Work to do. With pictures left out, extract every line between the start of the records below and the line holding "const corners = [[10.5,91.1],[29,91.1],[45.5,37.7],[74.3,37.7]];", inclusive.

Data shown.
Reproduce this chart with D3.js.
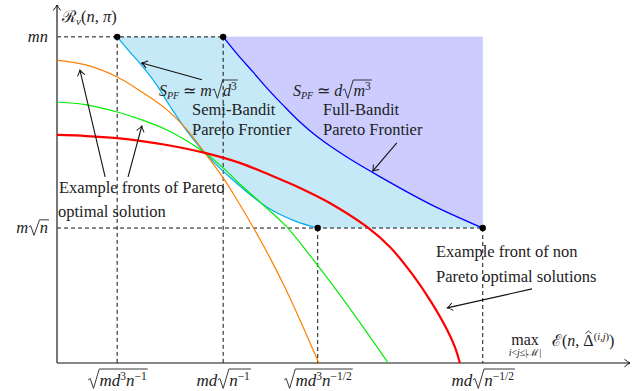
<!DOCTYPE html>
<html>
<head>
<meta charset="utf-8">
<script src="https://cdn.jsdelivr.net/npm/d3@7"></script>
<style>
  body { margin: 0; background: #fff; }
</style>
</head>
<body>
<div id="chart"></div>
<script>
(function() {
    const W = 643, H = 391;
    const FONT = "'Liberation Serif', 'Times New Roman', Times, serif";

    // curve points (abstract units)
    const orangeFront = [[0,84.6],[5.2,83.2],[10.5,79.9],[14.8,75.7],[19.2,70.7],[22.7,65.1],[25.8,58.7],[29,51.7],[31.4,45.6],[34.2,38],[37.2,29.3],[40,20.4],[42.8,10.6],[45.7,0]];
    const greenFront = [[0,72.9],[5.2,72.1],[10.5,70.1],[14.8,67.9],[19.2,65.1],[22.7,62],[25.8,58.7],[29,54.5],[31.9,50],[35.4,45],[40.1,38],[44.2,29.9],[48.5,20.9],[52.9,11.2],[57.8,0]];
    const redFront = [[0,63.7],[5.2,63.4],[10.5,62.8],[14.8,62],[19.2,60.9],[25.8,58.7],[31.9,55.9],[37.2,52.5],[42.4,48.9],[47.6,44.7],[54.1,38],[58.1,32.4],[62.1,24.6],[65.4,16.8],[68.1,9.2],[69.5,4.2],[70.3,0]];
    const semiFrontier = [[10.5,91.1],[12.7,86.9],[15,82.7],[17.5,77.4],[19.7,71.8],[22.3,65.6],[25.8,58.7],[30.7,51.1],[36.6,43.6],[41.5,39.7],[45.5,37.7]];
    const fullFrontier = [[29,91.1],[31.6,86],[34.2,81.3],[36.8,76.5],[39.4,72.1],[42.4,67.3],[45.5,63.1],[50.3,57.8],[56.4,52],[65.1,44.4],[74.3,37.7]];

    // guide levels
    const xGuides = [10.5, 29, 45.5, 74.3];
    const yGuides = [91.1, 37.7];
    const corners = [[10.5,91.1],[29,91.1],[45.5,37.7],[74.3,37.7]];

    // tick labels as math segments (i = italic, sh = shift, fs = size, rad = radical, r = under radical)
    const sup = (t, r) => ({t: t, sh: -6.5, fs: 11.5, r: r});
    const xTickLabels = [
        [{rad:1},{t:"md",i:1,r:1},sup("3",1),{t:"n",i:1,r:1},sup("−1",1)],
        [{t:"md",i:1},{rad:1},{t:"n",i:1,r:1},sup("−1",1)],
        [{rad:1},{t:"md",i:1,r:1},sup("3",1),{t:"n",i:1,r:1},sup("−1/2",1)],
        [{t:"md",i:1},{rad:1},{t:"n",i:1,r:1},sup("−1/2",1)]
    ];
    const yTickLabels = [
        [{t:"mn",i:1}],
        [{t:"m",i:1},{rad:1},{t:"n",i:1,r:1}]
    ];

    const x = d3.scaleLinear().domain([0, 100]).range([57, 630]);
    const y = d3.scaleLinear().domain([0, 100]).range([363, 5]);

    const svg = d3.select("#chart").append("svg")
        .attr("width", W).attr("height", H)
        .attr("font-family", FONT);

    svg.append("defs").append("marker")
        .attr("id", "arr")
        .attr("viewBox", "-7 -5 8 10")
        .attr("markerWidth", 8).attr("markerHeight", 10)
        .attr("markerUnits", "userSpaceOnUse")
        .attr("refX", 0).attr("refY", 0)
        .attr("orient", "auto")
        .append("path")
        .attr("d", "M-5.5,-3.8 Q-2.2,-1 0,0 Q-2.2,1 -5.5,3.8")
        .attr("fill", "none").attr("stroke", "#111").attr("stroke-width", 1);

    const line = d3.line().x(d => x(d[0])).y(d => y(d[1])).curve(d3.curveCatmullRom.alpha(0.5));

    // shaded regions
    const last = semiFrontier[semiFrontier.length - 1];
    svg.append("path")
        .attr("d", line(semiFrontier) + `L${x(74.3)},${y(last[1])}L${x(74.3)},${y(91.1)}Z`)
        .attr("fill", "#c6e9f8");
    svg.append("path")
        .attr("d", line(fullFrontier) + `L${x(74.3)},${y(91.1)}Z`)
        .attr("fill", "#ccccff");

    // dashed guides
    const dash = svg.append("g").attr("stroke", "#111").attr("stroke-width", 1).attr("stroke-dasharray", "4,3");
    dash.append("line").attr("x1", x(0)).attr("x2", x(29)).attr("y1", y(91.1)).attr("y2", y(91.1));
    dash.append("line").attr("x1", x(0)).attr("x2", x(74.3)).attr("y1", y(37.7)).attr("y2", y(37.7));
    corners.forEach(c => {
        dash.append("line").attr("x1", x(c[0])).attr("x2", x(c[0])).attr("y1", y(c[1])).attr("y2", y(0));
    });

    // axes
    svg.append("line").attr("x1", x(0)).attr("y1", y(0)).attr("x2", x(100)).attr("y2", y(0))
        .attr("stroke", "#111").attr("stroke-width", 1.2).attr("marker-end", "url(#arr)");
    svg.append("line").attr("x1", x(0)).attr("y1", y(0)).attr("x2", x(0)).attr("y2", y(100))
        .attr("stroke", "#555").attr("stroke-width", 1.6).attr("marker-end", "url(#arr)");

    // fronts
    const curves = [
        {d: semiFrontier, c: "#00aeef", w: 1.2},
        {d: orangeFront, c: "#ff8000", w: 1.2},
        {d: greenFront, c: "#00ee00", w: 1.2},
        {d: redFront, c: "#ff0000", w: 2.2},
        {d: fullFrontier, c: "#0000ff", w: 1.3}
    ];
    curves.forEach(k => {
        svg.append("path").attr("d", line(k.d)).attr("fill", "none")
            .attr("stroke", k.c).attr("stroke-width", k.w);
    });

    svg.selectAll("circle.pt").data(corners).join("circle")
        .attr("class", "pt")
        .attr("cx", d => x(d[0])).attr("cy", d => y(d[1])).attr("r", 3.2).attr("fill", "#000");

    // annotation arrows
    const arrows = [
        [[25.3,79.1],[14.8,83.8]],
        [[59.3,61.5],[55.1,53.6]],
        [[8.4,52],[4,81.8]],
        [[12.4,52],[14.8,66.2]],
        [[82.9,20.7],[68.1,15.4]]
    ];
    arrows.forEach(a => {
        svg.append("line")
            .attr("x1", x(a[0][0])).attr("y1", y(a[0][1]))
            .attr("x2", x(a[1][0])).attr("y2", y(a[1][1]))
            .attr("stroke", "#111").attr("stroke-width", 1.1)
            .attr("marker-end", "url(#arr)");
    });

    // math text helper
    function mtext(g, px, py, segs, size, anchor) {
        const t = g.append("text").attr("x", px).attr("y", py)
            .attr("font-family", FONT).attr("fill", "#222")
            .style("white-space", "pre")
            .attr("text-anchor", anchor || "start").attr("font-size", size);
        let off = 0, idx = 0;
        const info = [];
        segs.forEach(s => {
            const str = s.rad ? "\u2002\u2009" : s.t;
            const sh = s.sh || 0;
            const ts = t.append("tspan").attr("dy", sh - off).text(str);
            off = sh;
            if (s.i) ts.attr("font-style", "italic");
            if (s.fs) ts.attr("font-size", s.fs);
            info.push({s: s, start: idx, n: str.length});
            idx += str.length;
        });
        const node = t.node();
        info.forEach((d, k) => {
            if (d.s.hat) {
                const a = node.getStartPositionOfChar(d.start).x;
                const b = node.getEndPositionOfChar(d.start + d.n - 1).x;
                const m = (a + b) / 2, hy = py - 0.9 * size;
                g.append("path").attr("d", `M${m - 3},${hy + 2}L${m},${hy - 0.5}L${m + 3},${hy + 2}`)
                    .attr("fill", "none").attr("stroke", "#222").attr("stroke-width", 0.9);
            }
            if (!d.s.rad) return;
            const x0 = node.getStartPositionOfChar(d.start).x;
            const x1 = node.getEndPositionOfChar(d.start + d.n - 1).x;
            let lastSeg = null, hasSup = false;
            for (let j = k + 1; j < info.length && info[j].s.r; j++) {
                lastSeg = info[j];
                if ((info[j].s.sh || 0) < 0) hasSup = true;
            }
            const xe = node.getEndPositionOfChar(lastSeg.start + lastSeg.n - 1).x;
            const top = py - (hasSup ? 1.0 : 0.8) * size;
            const w = x1 - x0;
            const p = d3.path();
            p.moveTo(x0 + 0.05 * w, py - 0.36 * size);
            p.lineTo(x0 + 0.22 * w, py - 0.44 * size);
            p.lineTo(x0 + 0.5 * w, py + 0.14 * size);
            p.lineTo(x1 - 0.02 * w, top);
            p.lineTo(xe + 1, top);
            g.append("path").attr("d", p.toString()).attr("fill", "none")
                .attr("stroke", "#222").attr("stroke-width", 0.9).attr("stroke-linejoin", "round");
        });
        return t;
    }

    const txt = svg.append("g");

    // tick labels
    xGuides.forEach((v, i) => mtext(txt, x(v), 386, xTickLabels[i], 17, "middle"));
    yGuides.forEach((v, i) => mtext(txt, 48, y(v) + 5, yTickLabels[i], 16.5, "end"));

    // axis titles
    mtext(txt, 62, 22, [{t:"ℛ"},{t:"ν",i:1,sh:3,fs:11},{t:"("},{t:"n",i:1},{t:", "},{t:"π",i:1},{t:")"}], 16.5, "start");
    mtext(txt, 525, 345, [{t:"max"}], 16, "middle");
    mtext(txt, 525, 356, [{t:"i",i:1},{t:"<"},{t:"j",i:1},{t:"≤|"},{t:"ℳ"},{t:"|"}], 10, "middle");
    mtext(txt, 552, 346, [{t:"ℰ"},{t:"("},{t:"n",i:1},{t:", "},{t:"Δ",hat:1},{t:"(",sh:-6,fs:10.5},{t:"i",i:1,sh:-6,fs:10.5},{t:",",sh:-6,fs:10.5},{t:"j",i:1,sh:-6,fs:10.5},{t:")",sh:-6,fs:10.5},{t:")"}], 16, "start");

    // frontier annotations
    mtext(txt, 159, 96, [{t:"S",i:1},{t:"PF",i:1,sh:3,fs:10},{t:" ≃ "},{t:"m",i:1},{rad:1},{t:"d",i:1,r:1},sup("3",1)], 16, "start");
    mtext(txt, 293, 96, [{t:"S",i:1},{t:"PF",i:1,sh:3,fs:10},{t:" ≃ "},{t:"d",i:1},{rad:1},{t:"m",i:1,r:1},sup("3",1)], 16, "start");

    const words = [
        ["Semi-Bandit", 192, 115],
        ["Pareto Frontier", 192, 135],
        ["Full-Bandit", 323, 115],
        ["Pareto Frontier", 323, 135],
        ["Example fronts of Pareto", 59, 193],
        ["optimal solution", 58, 217],
        ["Example front of non", 436, 257],
        ["Pareto optimal solutions", 436, 282]
    ];
    words.forEach(w => {
        txt.append("text").attr("x", w[1]).attr("y", w[2])
            .attr("font-family", FONT).attr("fill", "#222")
            .attr("font-size", 16.5).text(w[0]);
    });
})();
</script>
</body>
</html>
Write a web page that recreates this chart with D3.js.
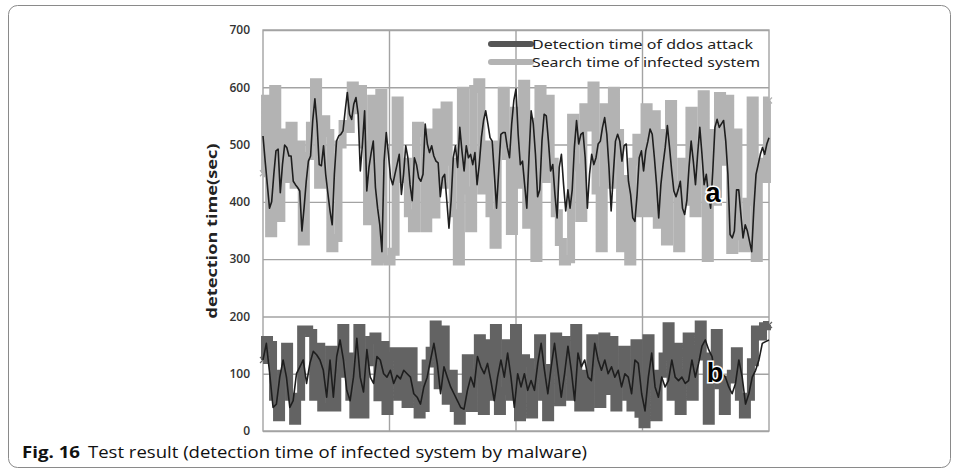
<!DOCTYPE html>
<html>
<head>
<meta charset="utf-8">
<script src="https://cdn.jsdelivr.net/npm/d3@7"></script>
<style>
  body { margin: 0; background: #fff; }
  svg text { font-family: "Liberation Sans", Arial, sans-serif; }
</style>
</head>
<body>
<svg id="svg" width="957" height="473"></svg>
<script>
// y axis ticks
const yTicks = [0, 100, 200, 300, 400, 500, 600, 700];

const legendLabels = ["Detection time of ddos attack", "Search time of infected system"];

// thick light gray band (search time of infected system)
const searchTime = [
  450, 580, 345, 597, 372, 521, 440, 533, 430, 500, 331, 480, 533, 609, 430, 544, 520, 319, 337, 500, 536, 527, 603, 560, 597, 500, 366, 580, 296, 590, 300, 296,
  313, 577, 440, 470, 380, 354, 533, 520, 354, 521, 378, 556, 430, 568, 470, 380, 296, 594, 420, 354, 597, 609, 420, 500, 380, 325, 500, 594, 480, 349, 559,
  430, 606, 360, 540, 302, 597, 440, 580, 470, 380, 330, 296, 300, 547, 460, 372, 565, 530, 603, 420, 319, 565, 430, 594, 520, 319, 440, 296, 470, 512, 380,
  565, 380, 553, 360, 520, 331, 571, 430, 319, 470, 400, 559, 380, 480, 588, 302, 520, 400, 585, 470, 580, 316, 521, 340, 319, 400, 577, 302, 470, 440, 577
];

// thin black line over the search band
const searchTrend = [
  515, 471, 430, 389, 400, 448, 489, 492, 416, 465, 499, 495, 480, 480, 436, 430, 425, 419, 349, 390, 436, 471, 480, 542, 580, 536, 465, 463, 498, 448, 415, 384, 360, 448, 506, 515, 518, 524, 559, 591, 553, 544, 571, 582, 553, 454, 501, 559, 419, 460, 485, 506, 425,
  389, 360, 313, 471, 521, 483, 442, 430, 448, 465, 483, 413, 448, 498, 477, 430, 402, 477, 465, 442, 436, 448, 536, 501, 486, 498, 480, 471, 468, 409, 442, 448, 402, 354, 402, 477, 498, 460, 530, 489, 454, 498, 477, 483, 465, 486, 430, 465, 512, 542, 559, 536, 512, 506, 448, 389,
  454, 518, 521, 521, 495, 477, 536, 577, 597, 518, 465, 471, 430, 389, 477, 559, 536, 483, 409, 421, 506, 553, 550, 506, 454, 465, 413, 372, 460, 483, 430, 384, 421, 389, 421, 495, 542, 501, 518, 521, 477, 389, 448, 483, 465, 477, 501, 506, 530, 547, 518, 460, 384, 448, 506, 518, 506, 471, 498, 501, 436,
  413, 372, 366, 413, 477, 489, 454, 489, 506, 527, 518, 477, 430, 372, 430, 465, 495, 533, 495, 454, 419, 409, 421, 436, 389, 378, 402, 460, 506, 471, 430, 483, 530, 483, 430, 448, 413, 389, 454, 530, 544, 530, 536, 542, 506, 448, 343, 337, 349, 421, 421, 378, 337, 360, 349, 331, 313, 389, 448, 465, 483, 495, 483, 501, 512
];

// thick dark gray band (detection time of ddos attack)
const detectTime = [
  124, 159, 150, 60, 24, 100, 147, 60, 18, 60, 177, 177, 171, 60, 147, 41, 41, 142, 41, 100, 180, 130, 60, 29, 180, 29, 120, 159, 165, 59, 150, 35,
  130, 139, 60, 139, 47, 139, 80, 29, 40, 118, 140, 186, 80, 177, 53, 100, 40, 18, 60, 127, 40, 100, 162, 35, 153, 60, 180, 35, 70, 153, 60, 180,
  24, 127, 120, 29, 100, 162, 60, 24, 110, 165, 50, 159, 130, 60, 180, 41, 100, 41, 162, 120, 47, 165, 70, 159, 41, 100, 142, 60, 41, 153, 30,
  12, 162, 80, 24, 100, 130, 183, 60, 147, 35, 100, 165, 60, 140, 186, 130, 18, 120, 171, 80, 35, 90, 100, 139, 60, 29, 60, 120, 177, 165, 183, 185
];

// thin black line over the detection band
const detectTrend = [
  124, 153, 100, 41, 47, 94, 124, 94, 41, 53, 100, 112, 124, 83, 118, 139, 133, 124, 106, 59, 124, 59, 130, 159, 124, 71, 53, 94, 162, 94, 68, 142, 94, 83, 130, 124, 100, 94, 106, 83, 97, 91, 106, 100, 94, 65, 59, 47, 77,
  94, 124, 153, 118, 65, 112, 94, 77, 65, 53, 41, 38, 71, 94, 77, 130, 112, 100, 118, 88, 53, 94, 124, 94, 136, 94, 41, 100, 77, 100, 71, 88, 71, 118, 153, 106, 65, 112, 153, 106, 59, 100, 148, 106, 53, 136, 112, 124, 94, 88, 153, 124,
  106, 124, 100, 112, 94, 106, 77, 100, 94, 65, 124, 118, 65, 35, 94, 136, 77, 59, 94, 77, 88, 124, 94, 88, 94, 83, 88, 124, 94, 118, 148, 159, 142, 130, 94, 88, 100, 94, 77, 65, 83, 124, 94, 47, 65, 94, 106, 124, 153, 156, 159
];

const svg = d3.select("#svg");
const plot = { left: 263, right: 769, top: 30, bottom: 431 };
const gridColor = "#a3a3a3";

// figure box
svg.append("rect")
  .attr("x", 8.5).attr("y", 5.5)
  .attr("width", 942).attr("height", 462)
  .attr("rx", 9)
  .attr("fill", "none")
  .attr("stroke", "#8a8a8a");

const y = d3.scaleLinear().domain([0, 700]).range([plot.bottom, plot.top]);
// the x axis has no labels, it is split in 4 columns
const xCol = d3.scaleLinear().domain([0, 4]).range([plot.left, plot.right]);

// horizontal grid + tick labels
const yAxis = svg.append("g")
  .attr("transform", `translate(${plot.left},0)`)
  .call(d3.axisLeft(y).tickValues(yTicks).tickSize(-(plot.right - plot.left)).tickPadding(13));
yAxis.select(".domain").remove();
yAxis.selectAll(".tick line").attr("stroke", gridColor).attr("stroke-width", 1.4);
yAxis.selectAll(".tick text")
  .attr("fill", "#333")
  .style("font-size", "12px")
  .style("font-family", "'Open Sans', sans-serif")
  .style("font-weight", "600");

// vertical grid
svg.append("g").selectAll("line")
  .data([1, 2, 3])
  .join("line")
  .attr("x1", d => xCol(d)).attr("x2", d => xCol(d))
  .attr("y1", plot.top).attr("y2", plot.bottom)
  .attr("stroke", gridColor).attr("stroke-width", 1.4);

svg.append("rect")
  .attr("x", plot.left).attr("y", plot.top)
  .attr("width", plot.right - plot.left).attr("height", plot.bottom - plot.top)
  .attr("fill", "none").attr("stroke", gridColor).attr("stroke-width", 1.4);

// one x scale per series, all over the full plot width
function drawSeries(values, color, width, thick) {
  const x = d3.scaleLinear().domain([0, values.length - 1]).range([plot.left, plot.right]);
  const line = d3.line()
    .x((d, i) => x(i))
    .y(d => y(d))
    .curve(thick ? d3.curveStep : d3.curveLinear);
  svg.append("path")
    .datum(values)
    .attr("d", line)
    .attr("fill", "none")
    .attr("stroke", color)
    .attr("stroke-width", width)
    .attr("stroke-linejoin", thick ? "miter" : "round");
  if (thick) {
    // little x markers at the ends
    const ends = [0, values.length - 1];
    svg.append("g").selectAll("path")
      .data(ends)
      .join("path")
      .attr("d", i => {
        const cx = x(i), cy = y(values[i]);
        return `M${cx - 3},${cy - 3}L${cx + 3},${cy + 3}M${cx - 3},${cy + 3}L${cx + 3},${cy - 3}`;
      })
      .attr("stroke", color).attr("stroke-width", 1.2);
  }
}

drawSeries(searchTime, "#b3b3b3", 8, true);
drawSeries(searchTrend, "#1e1e1e", 1.6, false);
drawSeries(detectTime, "#636363", 8, true);
drawSeries(detectTrend, "#1e1e1e", 1.6, false);

// legend
const legendColors = ["#555", "#b3b3b3"];
const legend = svg.append("g").selectAll("g")
  .data(legendLabels)
  .join("g")
  .attr("transform", (d, i) => `translate(491,${44 + i * 18})`);
legend.append("line")
  .attr("x1", 0).attr("x2", 40)
  .attr("stroke", (d, i) => legendColors[i])
  .attr("stroke-width", 6)
  .attr("stroke-linecap", "round");
legend.append("text")
  .attr("x", 41).attr("y", 5)
  .attr("fill", "#222")
  .style("font-size", "13px")
  .style("font-family", "'Noto Sans', sans-serif")
  .attr("textLength", (d, i) => i === 0 ? 221 : 228)
  .attr("lengthAdjust", "spacingAndGlyphs")
  .text(d => d);

// y title
svg.append("text")
  .attr("transform", "translate(217,231) rotate(-90)")
  .attr("text-anchor", "middle")
  .attr("fill", "#222")
  .style("font-size", "14px")
  .style("font-weight", "bold")
  .style("font-family", "'Open Sans', sans-serif")
  .attr("textLength", 175)
  .attr("lengthAdjust", "spacingAndGlyphs")
  .text("detection time(sec)");

// a / b labels with white outline
svg.append("g").selectAll("text")
  .data([{ t: "a", x: 713, y: 202 }, { t: "b", x: 715, y: 382 }])
  .join("text")
  .attr("x", d => d.x).attr("y", d => d.y)
  .attr("text-anchor", "middle")
  .style("font-size", "27px")
  .style("font-weight", "bold")
  .attr("fill", "#000")
  .attr("stroke", "#fff")
  .attr("stroke-width", 3)
  .attr("paint-order", "stroke")
  .text(d => d.t);

// caption
svg.append("text")
  .attr("x", 22).attr("y", 458)
  .style("font-size", "15.5px")
  .style("font-weight", "bold")
  .style("font-family", "'Open Sans', sans-serif")
  .attr("fill", "#111")
  .attr("textLength", 58)
  .attr("lengthAdjust", "spacingAndGlyphs")
  .text("Fig. 16");
svg.append("text")
  .attr("x", 88).attr("y", 458)
  .style("font-size", "15.5px")
  .style("font-family", "'Open Sans', sans-serif")
  .attr("fill", "#111")
  .attr("textLength", 499)
  .attr("lengthAdjust", "spacingAndGlyphs")
  .text("Test result (detection time of infected system by malware)");
</script>
</body>
</html>
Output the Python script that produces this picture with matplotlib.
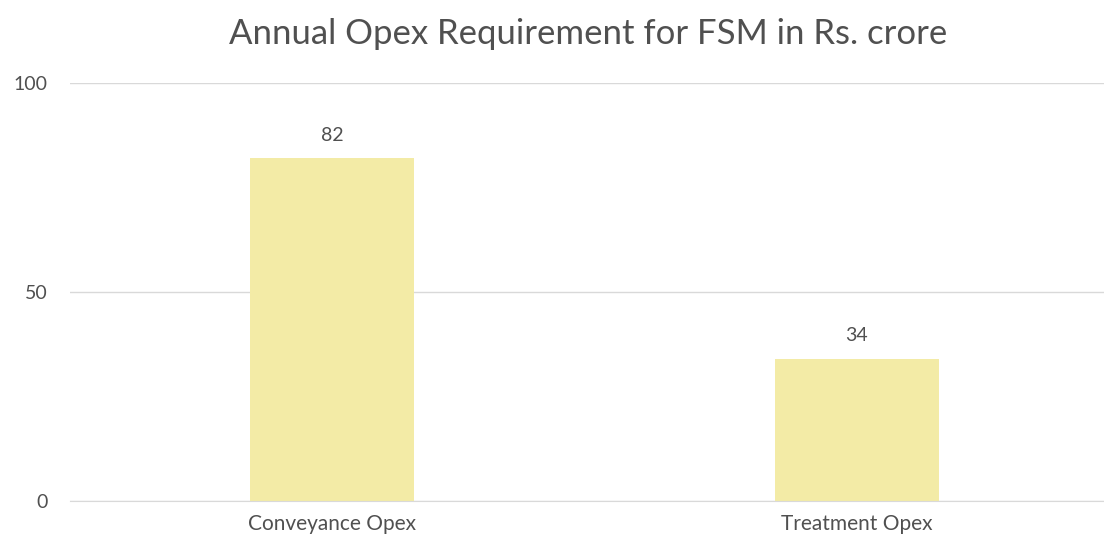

Task answer.
Reproduce this chart with D3.js.
<!DOCTYPE html>
<html>
<head>
<meta charset="utf-8">
<script src="https://cdn.jsdelivr.net/npm/d3@7"></script>
<style>
  body { margin: 0; background: #fff; }
</style>
</head>
<body>
<div id="chart"></div>
<script>
(function() {
    const W = 643, H = 391;
    const FONT = "'Liberation Serif', 'Times New Roman', Times, serif";

    // curve points (abstract units)
    const orangeFront = [[0,84.6],[5.2,83.2],[10.5,79.9],[14.8,75.7],[19.2,70.7],[22.7,65.1],[25.8,58.7],[29,51.7],[31.4,45.6],[34.2,38],[37.2,29.3],[40,20.4],[42.8,10.6],[45.7,0]];
    const greenFront = [[0,72.9],[5.2,72.1],[10.5,70.1],[14.8,67.9],[19.2,65.1],[22.7,62],[25.8,58.7],[29,54.5],[31.9,50],[35.4,45],[40.1,38],[44.2,29.9],[48.5,20.9],[52.9,11.2],[57.8,0]];
    const redFront = [[0,63.7],[5.2,63.4],[10.5,62.8],[14.8,62],[19.2,60.9],[25.8,58.7],[31.9,55.9],[37.2,52.5],[42.4,48.9],[47.6,44.7],[54.1,38],[58.1,32.4],[62.1,24.6],[65.4,16.8],[68.1,9.2],[69.5,4.2],[70.3,0]];
    const semiFrontier = [[10.5,91.1],[12.7,86.9],[15,82.7],[17.5,77.4],[19.7,71.8],[22.3,65.6],[25.8,58.7],[30.7,51.1],[36.6,43.6],[41.5,39.7],[45.5,37.7]];
    const fullFrontier = [[29,91.1],[31.6,86],[34.2,81.3],[36.8,76.5],[39.4,72.1],[42.4,67.3],[45.5,63.1],[50.3,57.8],[56.4,52],[65.1,44.4],[74.3,37.7]];

    // guide levels
    const xGuides = [10.5, 29, 45.5, 74.3];
    const yGuides = [91.1, 37.7];
    const corners = [[10.5,91.1],[29,91.1],[45.5,37.7],[74.3,37.7]];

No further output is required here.